4. Apparatus according to claim 3 wherein the exciting coil comprises an inductance coil.

5. Apparatus according to claim 3 wherein the exciting coil comprises a field coil together with an induced field detector.

6. Apparatus according to claim 5 wherein the induced field detector comprises a secondary coil, a Hall effect device, or a magnetic resistor.

7. Apparatus according to any of claims 3 to 6 including means for producing signals indicative of the measured value of the impedance of the exciting coil, which together with the data from the data stored are applied to thedata processor which is adapted to produce control signals to control the action of the means for energising and measuring the impedance of the probe coil, a display device adapted to display output data signals from the microprocessor, and a mode selection device adapted to control the action of the output display device.

8. An apparatus according to claim 7 wherein the output display is adapted to provide an indication of the value of the magnetic flux within the specimen in relation to predetermined limiting values.

9. An apparatus according to claim 7 wherein the output display device is adapted to provide an indication of the interpreted value of the magnetic flux within the specimen.

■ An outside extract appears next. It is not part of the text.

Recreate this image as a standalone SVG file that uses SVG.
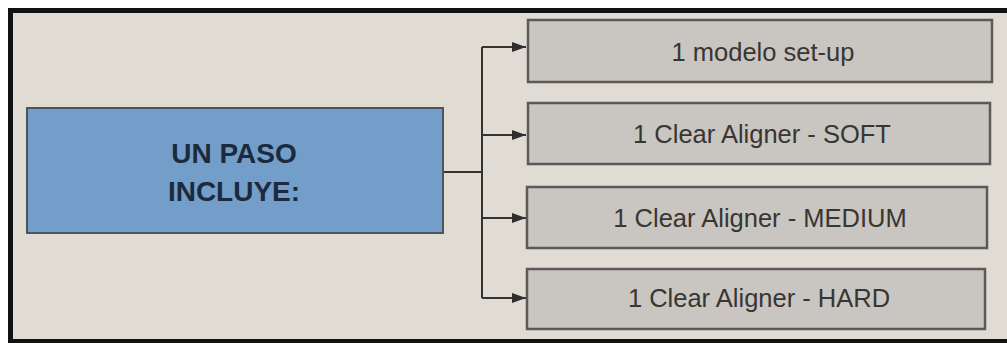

10. An apparatus according to claim 7 wherein the output display device is adapted to provide an indication of the measured value of the incremental permeability of the specimen.

11. Apparatus according to any of claims 3 to 10 including an interface adapted to enable the action of the apparatus to be synchronised with a cyclic magnetic field applied to the specimen.

12. A method of determining the magnetic flux density within a specimen substantially as hereinbefore described with reference to the accompanying drawings.

13. An apparatus for determining the magnetic flux density within a specimen substantially as hereinbefore described with reference to the accompanying drawings.